His game was not only effective, it was thrilling. He pulverized the ball, he chased it down with the abandon of a hawk after a mouse. He flew, he charged the net, he was a flame on center court. He was aground more often than Exxon Valdez, in the air more than the Luftwaffe. He ended a match looking like something that had fallen into a rose bush or backed into a cactus plant.

He won Wimbledon three times in five years and was a finalist six times in seven years. Only Bjorn Borg could match numbers like those and Borg so to speak set fire to himself doing it.

Did Becker? Well, unlike Borg, who never did, he won a U.S. Open. He added an Australian Open. He was a picture on a lot of walls.

Then he didn't win anything. At least, anything of any importance. Even Wimbledon eluded him.

His serve didn't lose velocity, just accuracy. He played with the same heavy-legged lunge at the ball, but most matches would find him throwing his head skyward and screaming imprecations in German over missed chances or unforced errors.

He came to the L.A. Open this week at great expense to management, and some wise guys were prepared to cover their eyes. And, suddenly, in a second-round match against his countryman, Karsten Braasch, it looked as if they were right. Becker had lost at least one of his Booms. He became a baby Boomer. The score for him was 2-6, 0-3 when Braasch realized who was on the other side of the net. "Well, yes, it was Boris Becker," he said. "And when he thought he had lost the match, he calmed down and began to play like he can."

In other words, he got the Boom back. He got back into the tournament, 2-6, 7-6, 6-2. I won't say Braasch was nervous--but he double-faulted away his own match point, the tennis equivalent of walking in the winning run.

Boom Boom earned the right to play Jason Stoltenberg, whoever he is, in the semifinals. Nobody ever called him Boom Boom. And he lost to the real Boom Boom, 6-4, 6-4, Saturday night.

Becker surveyed his career after the Braasch match. He's only 26, why should his best tennis be behind him? "Well," he began, "you have to remember when I came in the game 10 years ago, I brought the power game into the equation. They were playing a more mechanical, more mathematical game. I played a game they hadn't seen in a while. They called me Boom Boom, you know."

We know.

He seems to play a game where he is bored until it becomes desperate. Is that correct? Becker shakes his head. "It's not that I'm a slow starter. It's that I am usually the favorite. The other guy has nothing to lose. He comes out all guns firing.

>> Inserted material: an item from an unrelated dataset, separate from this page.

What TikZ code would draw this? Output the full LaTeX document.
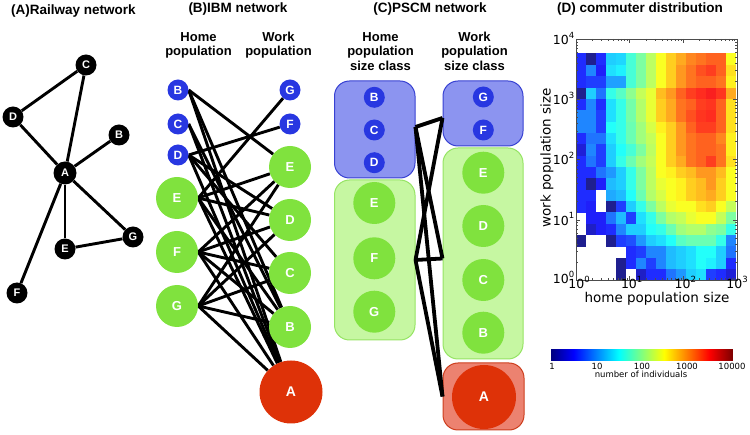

I have always played difficult matches."

Well, maybe he doesn't dive for balls any more? "I do pick my surface," Becker acknowledged. "I may dive for a ball indoors but I check for hardness first."

The old Becker would dive off the Empire State Building at the drop of a volley.

He's only 26. In any other sport, a 26-year-old is just starting out. But tennis almost invented the word burnout. How come?

"No off-season," Becker says quickly. "We have a racket in our hands 12 months a year. The pressure is constant. Borg retires at age 25 but he has had a racket in his hand for 12 years by then."

Well, of course, plumbers have a wrench in their hands for 40 years, an Arnold Palmer has had a golf club in his hands for 50, a miner has a pick and shovel. Maybe after three Wimbledons and two other Grand Slam event victories, the burning desire flames out?

"I still have the burning desire," Becker insists. "I still intend to win, to improve. You have to improve or the game passes you."

Now that Pete Sampras has succeeded him as the-man-to-beat in the game, does he accept the secondary role? "I intend to bother Mr. Sampras," the Boomer assures you.